Review by Yvl9921
"Innovative, but not refreshing."
As any of you who have seen a preview could tell, this game is filled with innovations, unique features, and a storyline that has not been beaten to death. However, that's all there really is to the game. I feel as though they spent too much time working on innovations they forgot about the basics, and while they did break away from the standard stealth action game, they also broke away from a lot of its better features.
First, the playing field, and everything on it. It is just as expansive and free as I had imagined, as it looks like many games this generation will be. However, because it was outdoors, there is a major lack of hidden passages, ventilation shafts, or any other charms of the stealth genre.
The landmark innovation of this game is how detailed the interaction with the environment is. You can climb towers if they have loose rocks or windows, destroy scaffoldings to make the ceiling collapse on your enemies, or throw enemies into a peddler's mart on the street, for example, and cause it to crash down on them.
Of course, no action game would be even decent without secrets and bonuses. Thus far, there have been 3 "collection" quests to do - 100 flags in each zone, 60 Knights Templar in the world, and various scout towers to climb to the top of.
The first two are pretty straightforward, and are comparable to any GTA game's hidden packages and rampages.
The scout towers, though, actually serve a purpose for the game. When you climb to the top of these towers, details show up near you on the map. There is one flaw with these though... for each area, they're all identical. Really, I had thought that game design had come past that. It would have helped the game TREMENDOUSLY to have unique towers with different guard patrols and intricate textures to climb up... but instead, it's usually a very dull tower, maybe with a few guards at its base, and climbing these towers becomes more of a chore than anything.
Now the combat system.
Combat system, combat system, combat system. *sigh*
You're an assassin.

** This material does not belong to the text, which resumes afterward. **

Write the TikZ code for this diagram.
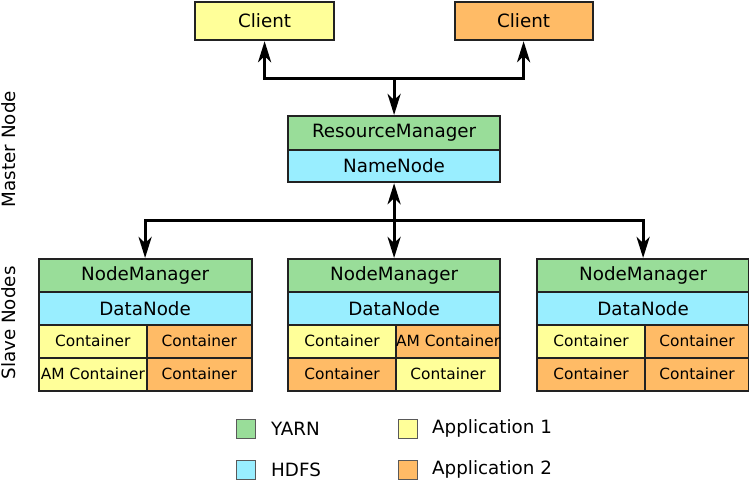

Assassins are supposed to do things stealthily, no?
Granted, I may not have enough skill in the game yet to fully take use of the system... but I believe they made it far too difficult to stealth kill with far too few resources. You get a knife and you plunge it into your unsuspecting enemy's heart. That's about it. And that's if he doesn't see you first, which happens far too often.
When you do inevitably enter combat (something that I believe should be mostly optional for any stealth game) it's a bit too basic. You either do things defensively or offensively. On defense, you can parry, counter, or dodge. On offense, you can attack, power attack, or throw. If your attack is blocked, you have a chance to press the attack, again and again by pushing the square button at the right time until you get lucky and the enemy drops his guard.
Honestly, I'm getting sick of these repetitive controls in so many games. If I wanted to push the same button again and again, I would stick exclusively to RPGs. I like to play action games from time to time to break that routine, and this game hasn't delivered.
Cosmetics I don't care much for, but the graphics are worthy of a next gen title, but the music is lacking both in quality and presence.
The story I won't get into much, but I honestly can't understand why they chose to turn a game with such potential into a farfetched sci-fi frametale. For books and movies it's fine, but in a game which is meant to be a method of conveying stories though a second-person viewpoint, it breaks character immensely.
For all it's flaws, the game is indeed very innovative. you can tell the physics of the game were well-thought out, and they were heading in the right direction in so many ways, but in the end they failed to deliver the refreshing game they probably hoped they were creating.
It really is a pretty good game and was worth the money, just don't get your hopes up too high.